_SHORT EXERCISE_
Retype each line exactly. Skip images.

_DATA FOR PROCESSING_
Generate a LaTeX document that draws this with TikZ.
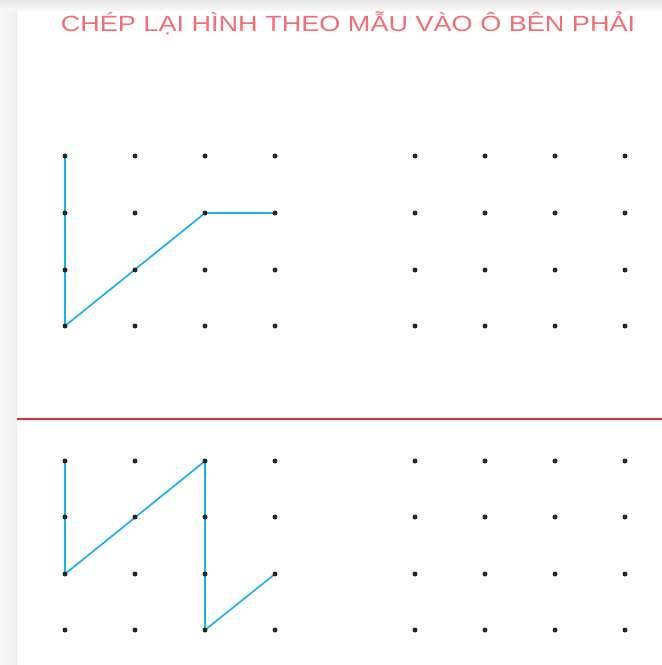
\documentclass[tikz,border=0pt]{standalone}
\usepackage{fontspec}
\usepackage{graphicx}
\setmainfont{Liberation Sans}
\definecolor{tred}{RGB}{242,110,118}
\definecolor{lblue}{RGB}{25,178,235}
\definecolor{sepred}{RGB}{228,40,50}
\begin{document}
\begin{tikzpicture}[x=1pt,y=-1pt,
  dot/.style={circle,fill=black!85,inner sep=0pt,minimum size=5pt},
  seg/.style={draw=lblue,line width=1.7pt,line join=round,line cap=round},
  sepline/.style={draw=sepred,line width=1.8pt},
  titletext/.style={text=tred,font=\fontsize{22}{24}\selectfont,inner sep=0pt}]
\useasboundingbox (0,0) rectangle (662,665);
\fill[white] (0,0) rectangle (662,665);
\shade[left color=gray!5,right color=gray!13] (0,0) rectangle (17,665);
\shade[top color=gray!18,bottom color=gray!6] (0,0) rectangle (662,10);
\node[titletext] (title) at (348,23) {\scalebox{1.23}[1]{CHÉP LẠI HÌNH THEO MẪU VÀO Ô BÊN PHẢI}};
% grid coordinates
\foreach \c [count=\i] in {65,135,205,275} {
  \foreach \r [count=\j] in {156,213,270,326} {
    \coordinate (A\i\j) at (\c,\r);
  }
  \foreach \r [count=\j] in {461,517,574,630} {
    \coordinate (C\i\j) at (\c,\r);
  }
}
\foreach \c [count=\i] in {415,485,555,625} {
  \foreach \r [count=\j] in {156,213,270,326} {
    \coordinate (B\i\j) at (\c,\r);
  }
  \foreach \r [count=\j] in {461,517,574,630} {
    \coordinate (D\i\j) at (\c,\r);
  }
}
% separator
\coordinate (sl) at (17,419);
\coordinate (sr) at (662,419);
\draw[sepline] (sl) -- (sr);
% figures
\draw[seg] (A11) -- (A14) -- (A32) -- (A42);
\draw[seg] (C11) -- (C13) -- (C31) -- (C34) -- (C43);
% dots
\foreach \g in {A,B,C,D} {
  \foreach \i in {1,2,3,4} {
    \foreach \j in {1,2,3,4} {
      \node[dot] (d\g\i\j) at (\g\i\j) {};
    }
  }
}
\end{tikzpicture}
\end{document}
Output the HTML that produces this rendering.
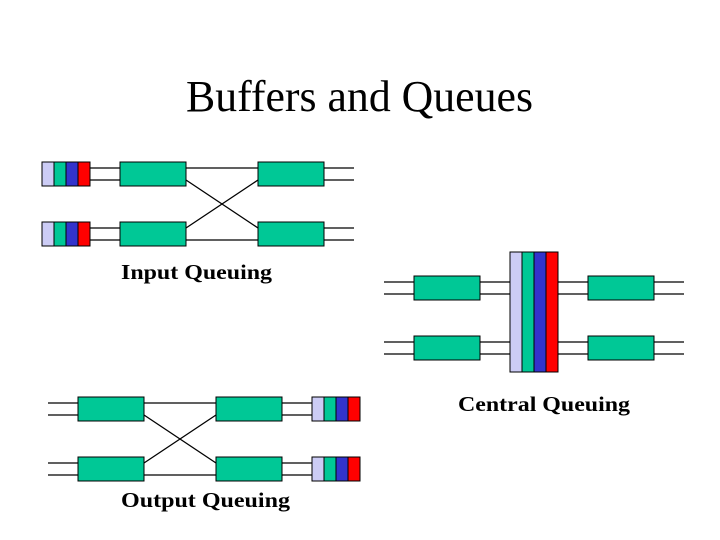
<!DOCTYPE html>
<html><head><meta charset="utf-8"><style>html,body{margin:0;padding:0;background:#fff}svg{display:block}</style></head>
<body>
<svg width="720" height="540" viewBox="0 0 720 540" xmlns="http://www.w3.org/2000/svg">
<defs>
<g id="q"><rect x="0" y="0" width="12" height="24" fill="#ccccf5" stroke="#000"/><rect x="12" y="0" width="12" height="24" fill="#00c896" stroke="#000"/><rect x="24" y="0" width="12" height="24" fill="#3333cc" stroke="#000"/><rect x="36" y="0" width="12" height="24" fill="#ff0000" stroke="#000"/></g>
<rect id="b" x="0" y="0" width="66" height="24" fill="#00c896" stroke="#000"/>
</defs>
<text x="186" y="111" font-family="Liberation Serif, serif" font-size="44" textLength="347" lengthAdjust="spacingAndGlyphs">Buffers and Queues</text>
<g stroke="#000" stroke-width="1.3" fill="none">
<!-- input -->
<path d="M90 168H120M90 180H120M186 168H258M324 168H354M324 180H354M186 180L258 228M186 228L258 180M90 228H120M90 240H120M186 240H258M324 228H354M324 240H354"/>
<!-- central -->
<path d="M384 282H414M384 294H414M480 282H510M480 294H510M558 282H588M558 294H588M654 282H684M654 294H684M384 342H414M384 354H414M480 342H510M480 354H510M558 342H588M558 354H588M654 342H684M654 354H684"/>
<!-- output -->
<path d="M48 403H78M48 415H78M144 403H216M282 403H312M282 415H312M144 415L216 463M144 463L216 415M48 463H78M48 475H78M144 475H216M282 463H312M282 475H312"/>
</g>
<use href="#q" x="42" y="162"/><use href="#q" x="42" y="222"/>
<use href="#b" x="120" y="162"/><use href="#b" x="258" y="162"/><use href="#b" x="120" y="222"/><use href="#b" x="258" y="222"/>
<use href="#b" x="414" y="276"/><use href="#b" x="588" y="276"/><use href="#b" x="414" y="336"/><use href="#b" x="588" y="336"/>
<rect x="510" y="252" width="12" height="120" fill="#ccccf5" stroke="#000"/><rect x="522" y="252" width="12" height="120" fill="#00c896" stroke="#000"/><rect x="534" y="252" width="12" height="120" fill="#3333cc" stroke="#000"/><rect x="546" y="252" width="12" height="120" fill="#ff0000" stroke="#000"/>
<use href="#b" x="78" y="397"/><use href="#b" x="216" y="397"/><use href="#b" x="78" y="457"/><use href="#b" x="216" y="457"/>
<use href="#q" x="312" y="397"/><use href="#q" x="312" y="457"/>
<g font-family="Liberation Serif, serif" font-size="21" font-weight="bold">
<text x="121" y="279" textLength="151" lengthAdjust="spacingAndGlyphs">Input Queuing</text>
<text x="458" y="411" textLength="172" lengthAdjust="spacingAndGlyphs">Central Queuing</text>
<text x="121" y="507" textLength="169" lengthAdjust="spacingAndGlyphs">Output Queuing</text>
</g>
</svg>
</body></html>
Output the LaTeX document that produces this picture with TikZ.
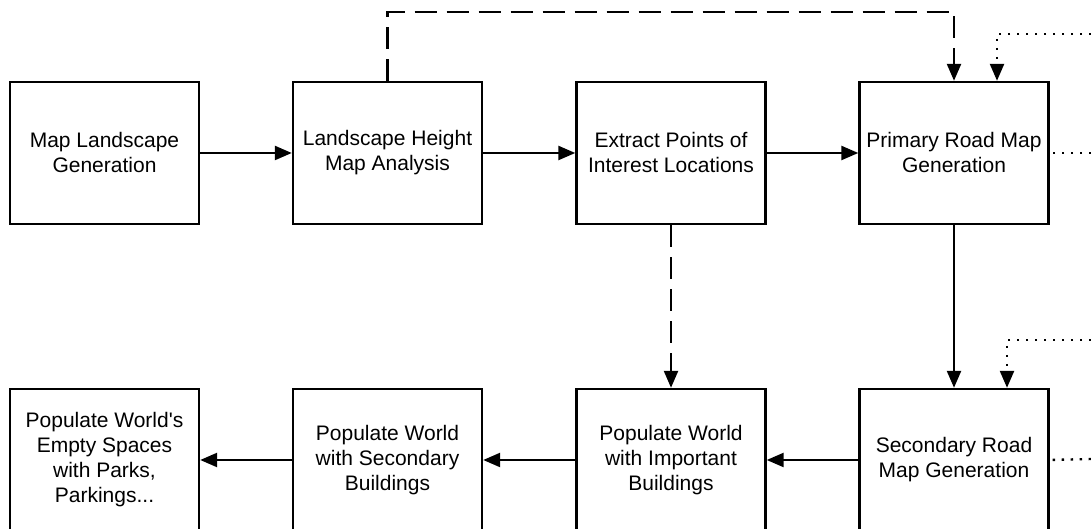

_RESPONSE_
Generate a LaTeX document that draws this with TikZ.
\documentclass[tikz,border=0pt]{standalone}
\usepackage{fontspec}
\usepackage{graphicx}
\setmainfont{Liberation Sans}
\definecolor{tred}{RGB}{242,110,118}
\definecolor{lblue}{RGB}{25,178,235}
\definecolor{sepred}{RGB}{228,40,50}
\begin{document}
\begin{tikzpicture}[x=1pt,y=-1pt,
  dot/.style={circle,fill=black!85,inner sep=0pt,minimum size=5pt},
  seg/.style={draw=lblue,line width=1.7pt,line join=round,line cap=round},
  sepline/.style={draw=sepred,line width=1.8pt},
  titletext/.style={text=tred,font=\fontsize{22}{24}\selectfont,inner sep=0pt}]
\useasboundingbox (0,0) rectangle (662,665);
\fill[white] (0,0) rectangle (662,665);
\shade[left color=gray!5,right color=gray!13] (0,0) rectangle (17,665);
\shade[top color=gray!18,bottom color=gray!6] (0,0) rectangle (662,10);
\node[titletext] (title) at (348,23) {\scalebox{1.23}[1]{CHÉP LẠI HÌNH THEO MẪU VÀO Ô BÊN PHẢI}};
% grid coordinates
\foreach \c [count=\i] in {65,135,205,275} {
  \foreach \r [count=\j] in {156,213,270,326} {
    \coordinate (A\i\j) at (\c,\r);
  }
  \foreach \r [count=\j] in {461,517,574,630} {
    \coordinate (C\i\j) at (\c,\r);
  }
}
\foreach \c [count=\i] in {415,485,555,625} {
  \foreach \r [count=\j] in {156,213,270,326} {
    \coordinate (B\i\j) at (\c,\r);
  }
  \foreach \r [count=\j] in {461,517,574,630} {
    \coordinate (D\i\j) at (\c,\r);
  }
}
% separator
\coordinate (sl) at (17,419);
\coordinate (sr) at (662,419);
\draw[sepline] (sl) -- (sr);
% figures
\draw[seg] (A11) -- (A14) -- (A32) -- (A42);
\draw[seg] (C11) -- (C13) -- (C31) -- (C34) -- (C43);
% dots
\foreach \g in {A,B,C,D} {
  \foreach \i in {1,2,3,4} {
    \foreach \j in {1,2,3,4} {
      \node[dot] (d\g\i\j) at (\g\i\j) {};
    }
  }
}
\end{tikzpicture}
\end{document}
Output the HTML that produces this rendering.
<!DOCTYPE html>
<html><head><meta charset="utf-8"><style>html,body{margin:0;padding:0;background:#fff}svg{display:block}</style></head>
<body>
<svg width="720" height="540" viewBox="0 0 720 540" xmlns="http://www.w3.org/2000/svg">
<defs>
<g id="q"><rect x="0" y="0" width="12" height="24" fill="#ccccf5" stroke="#000"/><rect x="12" y="0" width="12" height="24" fill="#00c896" stroke="#000"/><rect x="24" y="0" width="12" height="24" fill="#3333cc" stroke="#000"/><rect x="36" y="0" width="12" height="24" fill="#ff0000" stroke="#000"/></g>
<rect id="b" x="0" y="0" width="66" height="24" fill="#00c896" stroke="#000"/>
</defs>
<text x="186" y="111" font-family="Liberation Serif, serif" font-size="44" textLength="347" lengthAdjust="spacingAndGlyphs">Buffers and Queues</text>
<g stroke="#000" stroke-width="1.3" fill="none">
<!-- input -->
<path d="M90 168H120M90 180H120M186 168H258M324 168H354M324 180H354M186 180L258 228M186 228L258 180M90 228H120M90 240H120M186 240H258M324 228H354M324 240H354"/>
<!-- central -->
<path d="M384 282H414M384 294H414M480 282H510M480 294H510M558 282H588M558 294H588M654 282H684M654 294H684M384 342H414M384 354H414M480 342H510M480 354H510M558 342H588M558 354H588M654 342H684M654 354H684"/>
<!-- output -->
<path d="M48 403H78M48 415H78M144 403H216M282 403H312M282 415H312M144 415L216 463M144 463L216 415M48 463H78M48 475H78M144 475H216M282 463H312M282 475H312"/>
</g>
<use href="#q" x="42" y="162"/><use href="#q" x="42" y="222"/>
<use href="#b" x="120" y="162"/><use href="#b" x="258" y="162"/><use href="#b" x="120" y="222"/><use href="#b" x="258" y="222"/>
<use href="#b" x="414" y="276"/><use href="#b" x="588" y="276"/><use href="#b" x="414" y="336"/><use href="#b" x="588" y="336"/>
<rect x="510" y="252" width="12" height="120" fill="#ccccf5" stroke="#000"/><rect x="522" y="252" width="12" height="120" fill="#00c896" stroke="#000"/><rect x="534" y="252" width="12" height="120" fill="#3333cc" stroke="#000"/><rect x="546" y="252" width="12" height="120" fill="#ff0000" stroke="#000"/>
<use href="#b" x="78" y="397"/><use href="#b" x="216" y="397"/><use href="#b" x="78" y="457"/><use href="#b" x="216" y="457"/>
<use href="#q" x="312" y="397"/><use href="#q" x="312" y="457"/>
<g font-family="Liberation Serif, serif" font-size="21" font-weight="bold">
<text x="121" y="279" textLength="151" lengthAdjust="spacingAndGlyphs">Input Queuing</text>
<text x="458" y="411" textLength="172" lengthAdjust="spacingAndGlyphs">Central Queuing</text>
<text x="121" y="507" textLength="169" lengthAdjust="spacingAndGlyphs">Output Queuing</text>
</g>
</svg>
</body></html>
Output the LaTeX document that produces this picture with TikZ.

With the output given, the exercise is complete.